Un hombre se está ahogando; quiere morir y no pide ayuda. El Señor ve la escena y le envía un ángel para ayudarle a sobrevivir. El hombre se resiste y le dice al ángel que se vuelva de donde ha venido. El ángel persiste en su intento de salvación. Mientras el hombre comienza a bajar a las profundidades del mar el ángel le acompaña. Consigue sujetarle en algún momento, pero el hombre se suelta de sus manos. Así batallando llegan hasta el fondo del abismo. El hombre llega ya muerto y el ángel regresa al cielo y con pena anuncia a Dios que no ha podido llevar a cabo la misión encomendada. El ángel es el mismo Cristo, muerto y resucitado por nosotros. El hombre se ha encontrado con su propio infierno: la soledad de quien ha querido, y lo ha conseguido, desembarazarse del Dios Padre que lo creó; del Dios Hijo que murió por él para liberarse del pecado; del Dios Espíritu Santo que le mandó el ángel para liberarlo de sí mismo y remover su corazón.
Si llevamos esto al nivel puramente humano podemos entenderlo quizá mejor, le comenté a mi amigo. Un padre quiere mucho a sus hijos. Uno de ellos no quiere saber nada de su padre, se marcha de casa, lleva una vida depravada, en el sentido más generalizado de la palabra, y al final muere como un desgraciado en un tiroteo entre dos bandas de narcotraficantes ¿Le ha castigado su padre? ¿Se ha hundido él en su propia miseria?

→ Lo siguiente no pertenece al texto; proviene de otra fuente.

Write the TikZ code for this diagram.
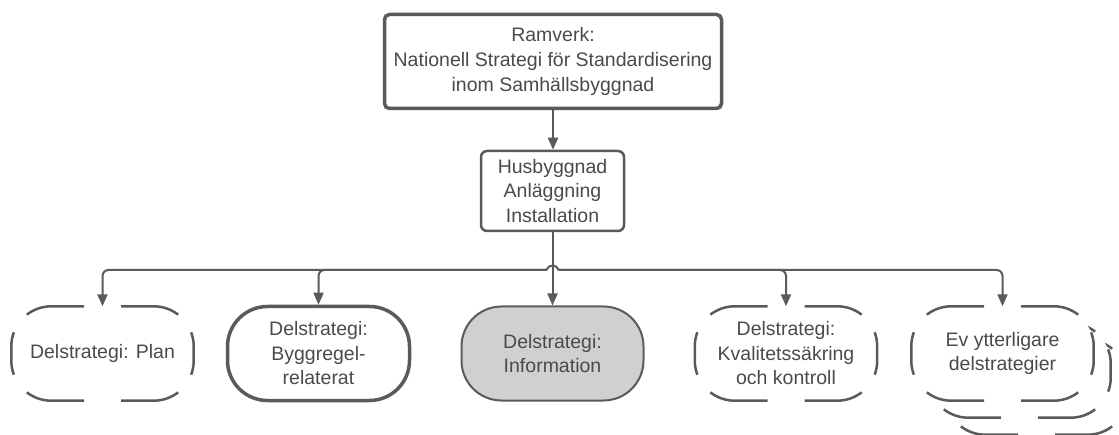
\documentclass[tikz,border=0pt]{standalone}
\usepackage{fontspec}
\setmainfont{Liberation Sans}
\usetikzlibrary{arrows.meta,calc}
\definecolor{ln}{HTML}{5A5A5A}
\definecolor{tx}{HTML}{4A4A4A}
\definecolor{gf}{HTML}{D0D0D0}
\newcommand\dashoutline[1]{%
 \draw[dashout] ($(#1.north)+(18.5,0)$) -- ($(#1.north east)+(-40,0)$) arc[start angle=90,end angle=52.3,radius=40];
 \draw[dashout] ($(#1.north east)+(-40,-40)+(20.5:40)$) arc[start angle=20.5,end angle=0,radius=40] -- ($(#1.south east)+(0,40)$) arc[start angle=0,end angle=-20.5,radius=40];
 \draw[dashout] ($(#1.south east)+(-40,40)+(-52.3:40)$) arc[start angle=-52.3,end angle=-90,radius=40] -- ($(#1.south)+(18.5,0)$);
 \draw[dashout] ($(#1.south)+(-18.5,0)$) -- ($(#1.south west)+(40,0)$) arc[start angle=270,end angle=232.3,radius=40];
 \draw[dashout] ($(#1.south west)+(40,40)+(200.5:40)$) arc[start angle=200.5,end angle=180,radius=40] -- ($(#1.north west)+(0,-40)$) arc[start angle=180,end angle=159.5,radius=40];
 \draw[dashout] ($(#1.north west)+(40,-40)+(127.7:40)$) arc[start angle=127.7,end angle=90,radius=40] -- ($(#1.north)+(-18.5,0)$);
}
\begin{document}
\begin{tikzpicture}[x=1pt,y=1pt,
 every node/.style={font=\fontsize{19.5}{24.5}\selectfont, text=tx, align=center, inner sep=0pt},
 stad/.style={rectangle, minimum width=182pt, minimum height=94pt},
 conn/.style={draw=ln, line width=2pt, -{Triangle[length=12pt,width=10pt]}},
 wire/.style={draw=ln, line width=2pt},
 dashout/.style={draw=ln, line width=2.5pt},
]
\useasboundingbox (0,0) rectangle (1119,434);

\node[draw=ln, line width=3.5pt, rounded corners=5pt, minimum width=337pt, minimum height=94pt, font=\fontsize{19.5}{25}\selectfont] (fw) at (553,372.5)
  {Ramverk:\\Nationell Strategi för Standardisering\\inom Samhällsbyggnad};
\node[draw=ln, line width=2.5pt, rounded corners=6pt, minimum width=143pt, minimum height=80pt] (mid) at (552.5,243)
  {Husbyggnad\\Anläggning\\Installation};

\node[stad] (plan) at (102.5,80.5) {Delstrategi: Plan};
\dashoutline{plan}
\node[stad, draw=ln, line width=3.5pt, rounded corners=40pt] (bygg) at (318.5,80.5) {Delstrategi:\\Byggregel-\\relaterat};
\node[stad, draw=ln, fill=gf, line width=2pt, rounded corners=40pt] (info) at (552.5,80.5) {Delstrategi:\\Information};
\node[stad] (kv) at (786,80.5) {Delstrategi:\\Kvalitetssäkring\\och kontroll};
\dashoutline{kv}

\begin{scope}
\clip (0,0) rectangle (1119,434);
\node[stad, fill=white, rounded corners=40pt] (ev3) at (1036.5,46.5) {};
\dashoutline{ev3}
\node[stad, fill=white, rounded corners=40pt] (ev2) at (1019.5,63.5) {};
\dashoutline{ev2}
\end{scope}
\node[stad, fill=white, rounded corners=40pt] (ev) at (1002.5,80.5) {Ev ytterligare\\delstrategier};
\dashoutline{ev}

\coordinate (hopL) at (546.5,164);
\coordinate (hopR) at (558.5,164);
\draw[conn] (fw.south) -- (fw.south |- mid.north);
\draw[conn] (mid.south) -- (info.north);
\draw[wire] (hopL) .. controls (548,170) and (557,170) .. (hopR);
\draw[conn, rounded corners=6pt] (hopL) -| (plan.north);
\draw[conn, rounded corners=6pt] (hopL) -| (bygg.north);
\draw[conn, rounded corners=6pt] (hopR) -| (kv.north);
\draw[conn, rounded corners=6pt] (hopR) -| (ev.north);
\end{tikzpicture}
\end{document}
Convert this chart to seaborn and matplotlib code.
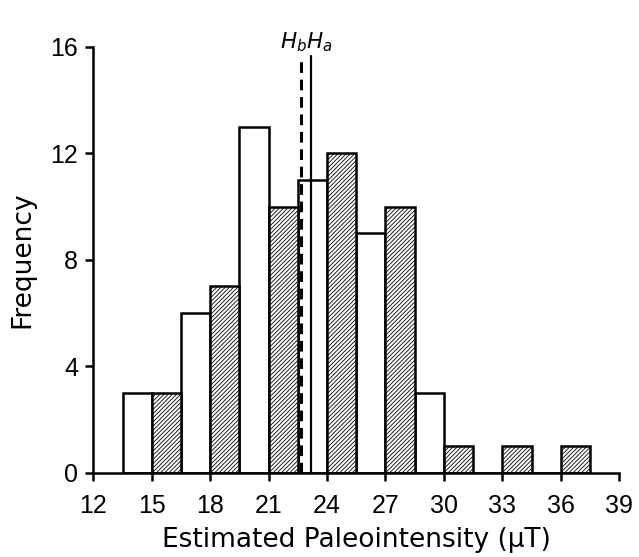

¿Qué le dije a mi amigo angustiado por el sonido de la blasfemia?
Después de decirle que no tenemos constancia de que el Señor haya aniquilado a ninguna criatura creada a “su imagen y semejanza”, le comenté que su padre se había acordado de Dios en su aparente último suspiro. El Señor habría mandado enseguida otro ángel para que se removiera antes de que su corazón dejara de latir en la tierra. Y le anime a rezar y a mantener la esperanza de que la blasfemia fuera sustituida por un ruego al ángel para que transmitiera estas palabras a Dios: “Señor, perdóname. Soy un miserable; perdóname, Señor”.